When quality control is formalized and resourced properly, it shifts the focus from detecting defects to preventing them. The investment in QC staffing and systems is recovered many times over through reduced rework and faster project closeout.
Analyzing and Documenting Rework Incidents
Every rework event is a source of data that can be used to prevent future occurrences. The discipline of analyzing and documenting rework turns isolated mistakes into organizational learning. Effective rework documentation captures:
- The specific defect or deviation that triggered the rework.
- The root cause, categorized as design related, procurement related, installation related, or communication related.
- The cost impact, including labor hours, material quantities, and schedule days lost.
- The corrective action taken and whether it was effective.
- The preventive measure that will be applied to future work packages to avoid recurrence.
This documentation creates a feedback loop that feeds into pre-construction planning for subsequent projects. Over time, a contractor who consistently analyzes rework data builds a knowledge base that makes every new project less prone to the same mistakes. Contractors looking to build on this foundation will find additional strategies in the Comprehensive Guide to Maximizing Productivity in Construction Tips, which offers practical methods for improving efficiency across all project phases.

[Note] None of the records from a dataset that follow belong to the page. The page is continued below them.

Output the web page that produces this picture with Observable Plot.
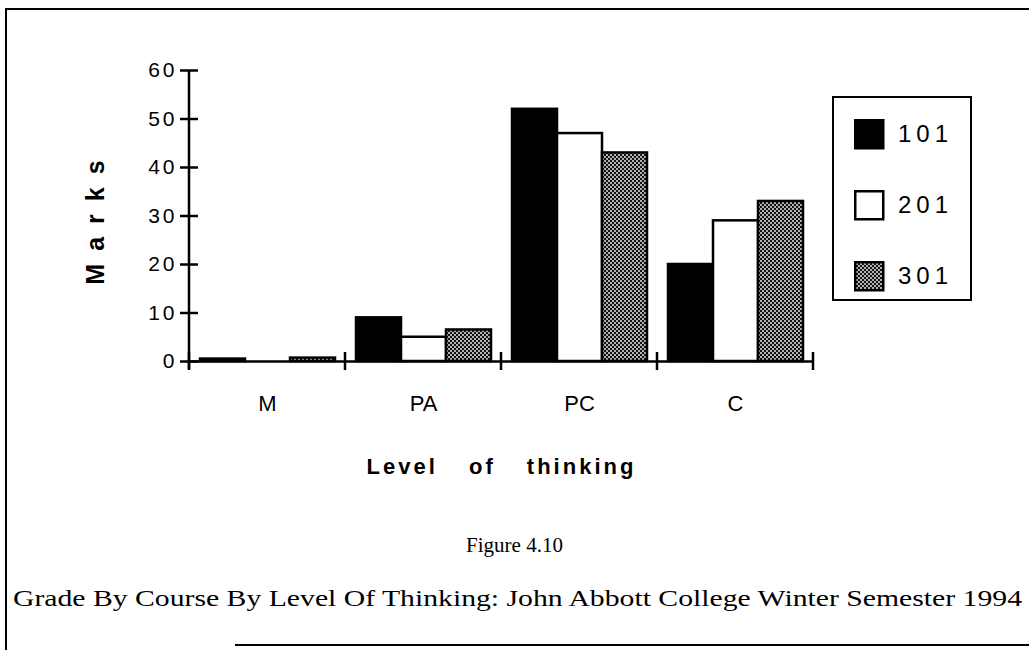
<!DOCTYPE html>
<html><head><meta charset="utf-8">
<script src="https://cdn.jsdelivr.net/npm/d3@7"></script>
<script src="https://cdn.jsdelivr.net/npm/@observablehq/plot@0.6"></script>
<style>
html,body{margin:0;padding:0;background:#fff;}
#page{position:relative;width:1029px;height:650px;overflow:hidden;background:#fff;}
#frame{position:absolute;left:5px;top:8px;width:1100px;height:700px;border-left:2px solid #000;border-top:2px solid #000;}
#bottomline{position:absolute;left:235px;top:644px;width:800px;height:0;border-top:2px solid #000;}
#chart{position:absolute;left:0;top:0;}
#legend{position:absolute;left:832px;top:96px;width:140px;height:205px;border:2.5px solid #000;box-sizing:border-box;background:#fff;}
.item{position:absolute;left:20px;height:30px;display:flex;align-items:center;font-family:"Liberation Sans",Arial,sans-serif;font-size:24px;letter-spacing:5px;color:#000;}
.item svg{margin-right:13px;}
#fig{position:absolute;top:533px;left:0;width:1029px;text-align:center;font-family:"Liberation Serif",serif;font-size:21px;color:#000;}
#cap{position:absolute;top:585px;left:13px;white-space:nowrap;font-family:"Liberation Serif",serif;font-size:24px;color:#000;transform-origin:0 0;}
#chart svg g[aria-label="y-axis tick label"] text{font-size:21px !important;letter-spacing:3px;}
#chart svg g[aria-label="fx-axis tick label"] text{font-size:22px !important;}
</style>
</head><body>
<svg width="0" height="0" style="position:absolute">
  <defs>
    <pattern id="stipple" width="4" height="4" patternUnits="userSpaceOnUse">
      <rect width="4" height="4" fill="#111"/>
      <circle cx="1" cy="1" r="0.9" fill="#fff"/>
      <circle cx="3" cy="3" r="0.9" fill="#fff"/>
    </pattern>
  </defs>
</svg>
<div id="page">
  <div id="frame"></div>
  <div id="bottomline"></div>
  <div id="chart"></div>
  <div id="legend"></div>
  <div id="fig">Figure 4.10</div>
  <div id="cap">Grade By Course By Level Of Thinking: John Abbott College Winter Semester 1994</div>
</div>
<script>
const levels = ["M", "PA", "PC", "C"];
const courses = ["101", "201", "301"];
const course101 = [0.5, 9, 52, 20];
const course201 = [0, 5, 47, 29];
const course301 = [0.7, 6.5, 43, 33];
const yTicks = [0, 10, 20, 30, 40, 50, 60];
const courseFills = ["#000", "#fff", "url(#stipple)"];

const series = [course101, course201, course301];
const data = levels.flatMap((level, i) => courses.map((course, j) => ({level, course, value: series[j][i]})));

const chart = Plot.plot({
  width: 1029, height: 480,
  marginLeft: 189, marginRight: 216, marginTop: 70, marginBottom: 119,
  style: {background: "transparent", fontFamily: "'Liberation Sans', Arial, sans-serif", color: "#000", overflow: "visible"},
  fx: {domain: levels, padding: 0},
  x: {domain: courses, paddingInner: 0, paddingOuter: 0.23, axis: null},
  y: {domain: [0, 60]},
  color: {domain: courses, range: courseFills},
  marks: [
    Plot.barY(data, {fx: "level", x: "course", y: "value", fill: "course", stroke: "#000", strokeWidth: 2.5}),
    Plot.ruleY([0], {stroke: "#000", strokeWidth: 2.5}),
    Plot.axisY({ticks: yTicks, tickSize: 18, dx: 9, tickPadding: 3, tickFormat: d => String(d), strokeWidth: 2.5,
      label: "Marks", labelAnchor: "center", labelArrow: "none", labelOffset: 103}),
    Plot.axisFx({anchor: "bottom", tickSize: 0, tickPadding: 34, label: "Level of thinking", labelAnchor: "center", labelArrow: "none", labelOffset: 112})
  ]
});
document.getElementById("chart").appendChild(chart);

const svg = d3.select(chart);
svg.selectAll('g[aria-label="y-axis tick label"] text').attr("font-size", 21);
svg.selectAll('g[aria-label="fx-axis tick label"] text').attr("font-size", 22);
svg.selectAll('g[aria-label="y-axis label"] text').style("font-weight", "bold").style("font-size", "25px").style("letter-spacing", "13px");
svg.selectAll('g[aria-label="fx-axis label"] text').style("font-weight", "bold").style("font-size", "22px").style("letter-spacing", "3px").style("word-spacing", "22px");

// axis line and category boundary ticks, from the plot's own scales
const fx = chart.scale("fx"), y = chart.scale("y");
const y0 = y.apply(0), yTop = y.apply(60);
const xLeft = fx.apply(levels[0]);
const g = svg.append("g").attr("stroke", "#000").attr("stroke-width", 2.5);
g.append("line").attr("x1", xLeft).attr("x2", xLeft).attr("y1", yTop).attr("y2", y0 + 8);
const edges = levels.map(l => fx.apply(l)).concat([fx.apply(levels[levels.length - 1]) + fx.bandwidth]);
edges.forEach(x => g.append("line").attr("x1", x).attr("x2", x).attr("y1", y0 - 9).attr("y2", y0 + 9));

// legend
const legend = document.getElementById("legend");
const tops = [21, 92, 163];
courses.forEach((c, i) => {
  const item = document.createElement("div");
  item.className = "item";
  item.style.top = tops[i] + "px";
  item.innerHTML = `<svg width="31" height="31"><rect x="1.25" y="1.25" width="28" height="28" fill="${courseFills[i]}" stroke="#000" stroke-width="2.5"/></svg><span>${c}</span>`;
  legend.appendChild(item);
});

// fit caption width to the reference line length
const cap = document.getElementById("cap");
const w = cap.getBoundingClientRect().width;
cap.style.transform = `scaleX(${1009 / w})`;
</script>
</body></html>
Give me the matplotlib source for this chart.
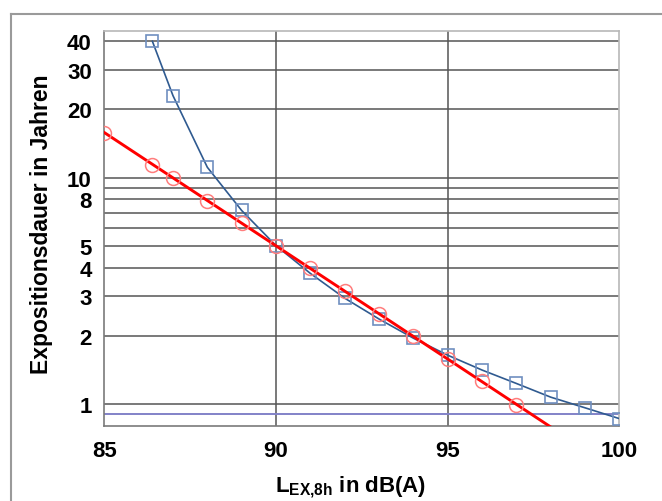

Building a Culture of Continuous Improvement
The ultimate goal of rework reduction is not to eliminate every defect through rigid control but to create a culture where continuous improvement is embedded in daily operations. When teams understand that documenting a mistake is not an admission of failure but a contribution to the collective knowledge of the organization, they participate actively in rework prevention. This cultural shift, combined with the practical tools of scope definition, schedule analysis, specification enforcement, and formal QC, gives contractors a powerful framework for protecting margins and delivering higher quality projects.
The data is clear that rework costs the construction industry billions every year. But the path to reducing those costs is equally clear. By starting at the beginning with a well-defined scope, building a realistic schedule, enforcing specifications systematically, formalizing quality control, and analyzing every rework event for lessons learned, contractors can transform rework from an accepted cost of doing business into a problem that is actively managed and steadily reduced.